Doug Green

From Serial Entrepreneur to MMS Instructor: Meet Doug Green

Doug Green

Doug Green is a former serial entrepreneur who began his career as an engineer and manager at IBM before serving as the VP of marketing at two tech startup companies, Chromatis Networks and Ocular Networks, the two of which were acquired for a total of over $5 billion. He also served as the Director of Product Marketing at Ciena Communications, now a NASDAQ listed company with a market capitalization of $3.9 billion, and the Director of Product Marketing at NetEdge Systems, a telecommunications start-up acquired for $35M.

After his startup career, Green worked for Globespan Capital Partners as an entrepreneur in residence and later founded the Bradam Group, a consulting firm providing marketing and strategy advice to venture capitalists and high-tech startup companies. After temporarily leaving his consulting business in order to teach at the high school level for a few years, he returned to The Bradam Group in 2010. Green also began serving as a Visiting Associate Professor for both Markets and Management Studies (MMS) and Innovation and Entrepreneurship (I&E) at Duke University. 

He helped to create the first entrepreneurship course at Duke, leading to him later teaching one of the MMS Capstones and Marketing for Entrepreneurs. He brings his extensive knowledge and history of working in and with startups and the technology sector to his classroom, teaching students how to how to incorporate entrepreneurial thinking into their careers.

Instructor Green shares with his students that, “at its core, entrepreneurship is about finding an unmet need and building a business around meeting that need. In the process, one may indeed find success and financial independence, but these are the fruits of entrepreneurship, not the seeds.”

While some students want to be entrepreneurs, most MMS students do not desire to and are not going to go on to be entrepreneurs. For this reason, Green works to incorporate entrepreneurship thinking into his courses. He says that, especially for MMS courses, he tries to think about the kind of things that are associated with evaluating and starting a business that are transferable to wherever students may end up working. He says every class he has students who ask “is this course for me if even if I don’t want to be an entrepreneur” and his answer is always yes because the skills he teaches are transferable to their future careers.

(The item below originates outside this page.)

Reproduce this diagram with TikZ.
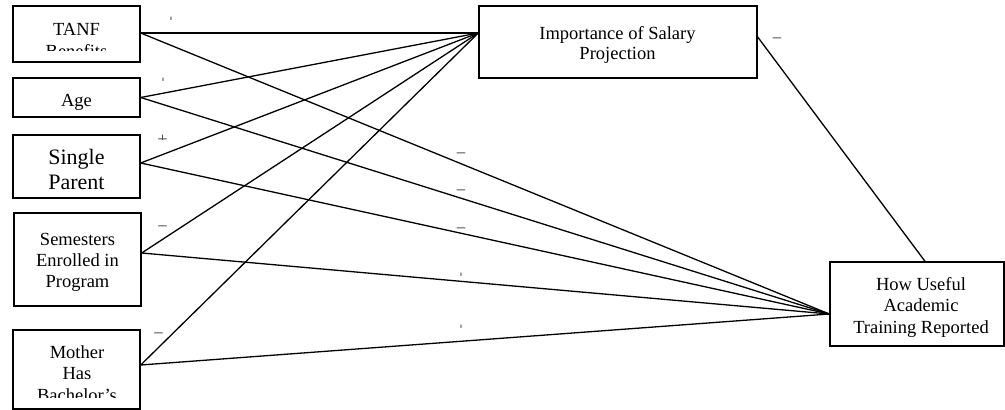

Green strives to make sure students are receiving an interdisciplinary education by encouraging students in his capstone to apply their other knowledge and coursework to help them analyze and solve problems in his classes. "I think we have to be very intentional about making that happen," he explains. "It starts at the level of are you applying the things we’ve already learned in the class in the past to what we are doing now and then it kind of goes out from that to are you applying things you’ve learned in other classes while you’ve been at Duke and then even broader, are you bringing in things that are completely outside of your educational experience.” He shares that by the end of the semester, this process of incorporating past knowledge and connections becomes more natural for students and he finds it to be one of the rewarding aspects of teaching.

One of the things he hopes to teach his students is to think creatively about their futures and know that there isn’t one right path for them to take. “There are many ways that they can achieve what they want to in life,” he tells us. “There’s not one path to success that they have to follow when they leave to go to some traditional path that is expected of them.”

“I keep getting asked back and I keep saying yes because I enjoy teaching." We at MMS are thankful for the dedication of Instructor Green and others like him who continue to find ways to share their knowledge with our students.